Book Review: Fahrenheit 451 by Ray Bradbury





Fahrenheit 451 by Ray Bradbury
Publisher: Ballantine Books
Number of Pages: 179
My Copy: Paperback

Guy Montag was a fireman whose job it was to start fires ...
The system was simple. Everyone understood it. Books were for burning ... along with the houses in which they were hidden.
Guy Montag enjoyed his job. He had been a fireman for ten years, and he had never questioned the pleasure of the midnight runs nor the joy of watching pages consumed by flames ... never questioned anything until he met a seventeen-year-old girl who told him of a past when people were not afraid.
Then he met a professor who told him of a future in which people could think ... and Guy Montag suddenly realized what he had to do!
The novel started off very tedious for me, too poetic, very flowery (and not that flowery is not all good, it's just that, it's just too much, and too much really isn't good most times).
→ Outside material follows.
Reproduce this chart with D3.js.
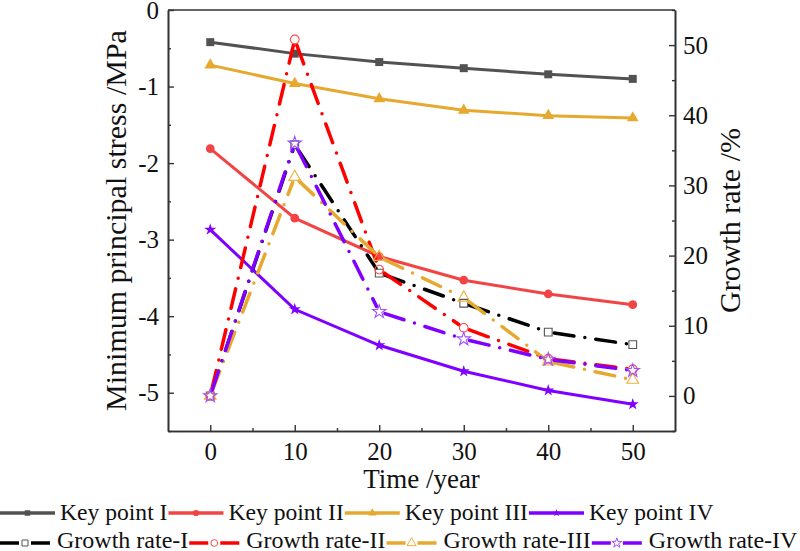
<!DOCTYPE html>
<html>
<head>
<meta charset="utf-8">
<script src="https://cdn.jsdelivr.net/npm/d3@7"></script>
<style>
  body { margin: 0; background: #fff; }
  svg text { font-family: "Liberation Serif", "Times New Roman", serif; fill: #111; }
</style>
</head>
<body>
<div id="chart"></div>
<script>
// data
const years = [0, 10, 20, 30, 40, 50];
const keyPointI = [-0.42, -0.57, -0.68, -0.76, -0.84, -0.90];
const keyPointII = [-1.81, -2.72, -3.22, -3.53, -3.71, -3.85];
const keyPointIII = [-0.72, -0.96, -1.16, -1.31, -1.38, -1.41];
const keyPointIV = [-2.87, -3.91, -4.38, -4.72, -4.97, -5.15];
const growthI = [0, 35.8, 17.5, 13.2, 9.1, 7.3];
const growthII = [0, 50.8, 18.0, 9.7, 5.3, 3.8];
const growthIII = [0, 31.2, 19.8, 14.0, 4.9, 2.3];
const growthIV = [0, 36.0, 12.0, 8.1, 5.2, 3.6];

const xTicks = [0, 10, 20, 30, 40, 50];
const yLeftTicks = [0, -1, -2, -3, -4, -5];
const yRightTicks = [0, 10, 20, 30, 40, 50];

const keySeries = [
  { name: "Key point I", values: keyPointI, color: "#525252", symbol: d3.symbolSquare, size: 64, legendSize: 30 },
  { name: "Key point II", values: keyPointII, color: "#f24444", symbol: d3.symbolCircle, size: 60, legendSize: 30 },
  { name: "Key point III", values: keyPointIII, color: "#e6a82e", symbol: d3.symbolTriangle, size: 60, legendSize: 30 },
  { name: "Key point IV", values: keyPointIV, color: "#7f00ff", symbol: d3.symbolStar, size: 45, legendSize: 18 }
];
const growthSeries = [
  { name: "Growth rate-I", values: growthI, color: "#000000", mark: "#555555", symbol: d3.symbolSquare, size: 60, legendSize: 36 },
  { name: "Growth rate-II", values: growthII, color: "#ff0000", mark: "#ff4d4d", symbol: d3.symbolCircle, size: 60, legendSize: 36 },
  { name: "Growth rate-III", values: growthIII, color: "#e6a82e", mark: "#eeb040", symbol: d3.symbolTriangle, size: 60, legendSize: 36 },
  { name: "Growth rate-IV", values: growthIV, color: "#7f00ff", mark: "#a050ff", symbol: d3.symbolStar, size: 55, legendSize: 30 }
];

const width = 800, height = 551;
const plot = { left: 168, right: 675, top: 10, bottom: 431 };
const serif = "'Liberation Serif', 'Times New Roman', serif";

const svg = d3.select("#chart").append("svg")
  .attr("width", width)
  .attr("height", height);

const x = d3.scaleLinear().domain([-5, 55]).range([plot.left, plot.right]);
const yL = d3.scaleLinear().domain([-5.5, 0]).range([plot.bottom, plot.top]);
const yR = d3.scaleLinear().domain([-5, 55]).range([plot.bottom, plot.top]);

const axisColor = "#333";

function styleAxis(g) {
  g.attr("font-family", serif);
  g.select(".domain").attr("stroke", axisColor).attr("stroke-width", 1.6);
  g.selectAll(".tick line").attr("stroke", axisColor).attr("stroke-width", 1.4);
  g.selectAll("text").attr("font-size", 25).attr("font-family", serif).attr("fill", "#111");
}

// minor ticks first
svg.append("g")
  .attr("transform", `translate(0,${plot.bottom})`)
  .call(d3.axisBottom(x).tickValues(d3.range(5, 55, 10)).tickSizeInner(-3).tickSizeOuter(0).tickFormat(""))
  .call(styleAxis);
svg.append("g")
  .attr("transform", `translate(${plot.left},0)`)
  .call(d3.axisLeft(yL).tickValues(d3.range(-5.5, 0, 1)).tickSizeInner(-3).tickSizeOuter(0).tickFormat(""))
  .call(styleAxis);
svg.append("g")
  .attr("transform", `translate(${plot.right},0)`)
  .call(d3.axisRight(yR).tickValues([-5, 5, 15, 25, 35, 45, 55]).tickSizeInner(-3).tickSizeOuter(0).tickFormat(""))
  .call(styleAxis);

// major axes
svg.append("g")
  .attr("transform", `translate(0,${plot.bottom})`)
  .call(d3.axisBottom(x).tickValues(xTicks).tickSizeInner(-6).tickSizeOuter(0).tickPadding(11))
  .call(styleAxis);
svg.append("g")
  .attr("transform", `translate(${plot.left},0)`)
  .call(d3.axisLeft(yL).tickValues(yLeftTicks).tickSizeInner(-6).tickSizeOuter(0).tickPadding(9)
    .tickFormat(d => d === 0 ? "0" : String(d).replace("−", "-")))
  .call(styleAxis);
svg.append("g")
  .attr("transform", `translate(${plot.right},0)`)
  .call(d3.axisRight(yR).tickValues(yRightTicks).tickSizeInner(-6).tickSizeOuter(0).tickPadding(8))
  .call(styleAxis);

// top frame line
svg.append("line")
  .attr("x1", plot.left).attr("x2", plot.right)
  .attr("y1", plot.top).attr("y2", plot.top)
  .attr("stroke", axisColor).attr("stroke-width", 1.6);

// axis titles
svg.append("text")
  .attr("transform", `translate(126,${(plot.top + plot.bottom) / 2}) rotate(-90)`)
  .attr("text-anchor", "middle")
  .attr("font-size", 30)
  .text("Minimum principal stress /MPa");

svg.append("text")
  .attr("transform", `translate(740,${(plot.top + plot.bottom) / 2}) rotate(-90)`)
  .attr("text-anchor", "middle")
  .attr("font-size", 30)
  .text("Growth rate /%");

svg.append("text")
  .attr("x", (plot.left + plot.right) / 2)
  .attr("y", 488)
  .attr("text-anchor", "middle")
  .attr("font-size", 27)
  .text("Time /year");

// key point lines
const keyLine = d3.line().x((d, i) => x(years[i])).y(d => yL(d));
keySeries.forEach(s => {
  svg.append("path")
    .datum(s.values)
    .attr("d", keyLine)
    .attr("fill", "none")
    .attr("stroke", s.color)
    .attr("stroke-width", 3);
  svg.selectAll(null)
    .data(s.values)
    .enter().append("path")
    .attr("transform", (d, i) => `translate(${x(years[i])},${yL(d)})`)
    .attr("d", d3.symbol().type(s.symbol).size(s.size))
    .attr("fill", s.color);
});

// growth rate lines: dash-dot, broken around the markers
const gap = 6;
growthSeries.forEach(s => {
  const pts = s.values.map((d, i) => [x(years[i]), yR(d)]);
  const segs = d3.pairs(pts).map(([a, b]) => {
    const dx = b[0] - a[0], dy = b[1] - a[1];
    const len = Math.hypot(dx, dy);
    const ux = dx / len, uy = dy / len;
    return [[a[0] + ux * gap, a[1] + uy * gap], [b[0] - ux * gap, b[1] - uy * gap]];
  });
  svg.selectAll(null)
    .data(segs)
    .enter().append("path")
    .attr("d", d => d3.line()(d))
    .attr("fill", "none")
    .attr("stroke", s.color)
    .attr("stroke-width", 3.5)
    .attr("stroke-linecap", "round")
    .attr("stroke-dasharray", "20,11,0,11");
  svg.selectAll(null)
    .data(pts)
    .enter().append("path")
    .attr("transform", d => `translate(${d[0]},${d[1]})`)
    .attr("d", d3.symbol().type(s.symbol).size(s.size))
    .attr("fill", "none")
    .attr("stroke", s.mark)
    .attr("stroke-width", 1.1);
});

// legend
function legendRow(items, y, lineLen, textGap, baseline, fontSize, open) {
  let cx = 0;
  items.forEach(s => {
    const g = svg.append("g");
    if (open) {
      g.append("line").attr("x1", cx).attr("x2", cx + lineLen / 2 - 6)
        .attr("y1", y).attr("y2", y).attr("stroke", s.color).attr("stroke-width", 3.5);
      g.append("line").attr("x1", cx + lineLen / 2 + 6).attr("x2", cx + lineLen)
        .attr("y1", y).attr("y2", y).attr("stroke", s.color).attr("stroke-width", 3.5);
      g.append("path")
        .attr("transform", `translate(${cx + lineLen / 2},${y})`)
        .attr("d", d3.symbol().type(s.symbol).size(s.legendSize))
        .attr("fill", "none").attr("stroke", s.mark).attr("stroke-width", 1);
    } else {
      g.append("line").attr("x1", cx).attr("x2", cx + lineLen)
        .attr("y1", y).attr("y2", y).attr("stroke", s.color).attr("stroke-width", 3.5);
      g.append("path")
        .attr("transform", `translate(${cx + lineLen / 2},${y})`)
        .attr("d", d3.symbol().type(s.symbol).size(s.legendSize))
        .attr("fill", s.color);
    }
    const t = g.append("text")
      .attr("x", cx + lineLen + textGap)
      .attr("y", baseline)
      .attr("font-size", fontSize)
      .text(s.name);
    cx = cx + lineLen + textGap + t.node().getComputedTextLength() + 1;
  });
}
legendRow(keySeries, 513, 55, 5, 520, 23.6, false);
legendRow(growthSeries, 543, 50, 7, 548, 24, true);
</script>
</body>
</html>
Then, I realized, maybe, just maybe this kind really isn't my thing, considering, I'm used to reading just romantic novels. But just because I don't give up on anything that easy... I tried to endure it. It fascinates me more and more as I continued, it naturally became sort of like a comic book to me, Good vs Evil, Strong vs Weak...

It eventually became a little dragging throughout the second chapter. It's as if Bradbury's prolonging the ending we are yearning for, I don't know about you, but I didn't expect it to end like that, I felt that as a reader, I needed so much more.

And then it hit me... yes, that's what Bradbury wanted me to do... that one very thing his modern age world did not... to think, to live life with a meaning, to drift away from spoon fed information, and to continue reading.

Or not? I don't know... But for now, let me think that way.

Rating: ★★★☆☆

Favorite Quotes

“Books are to remind us what asses and fools we are.” 

“Why is it," he said, one time, at the subway entrance, "I feel I've known you so many years?"
"Because I like you," she said, "and I don't want anything from you.”

“Stuff your eyes with wonder, he said, live as if you'd drop dead in ten seconds. See the world. It's more fantastic than any dream made or paid for in factories.”

“We need not to be let alone. We need to be really bothered once in a while. How long is it since you were really bothered? About something important, about something real?” 

“The good writers touch life often. The mediocre ones run a quick hand over her. The bad ones rape her and leave her for the flies.”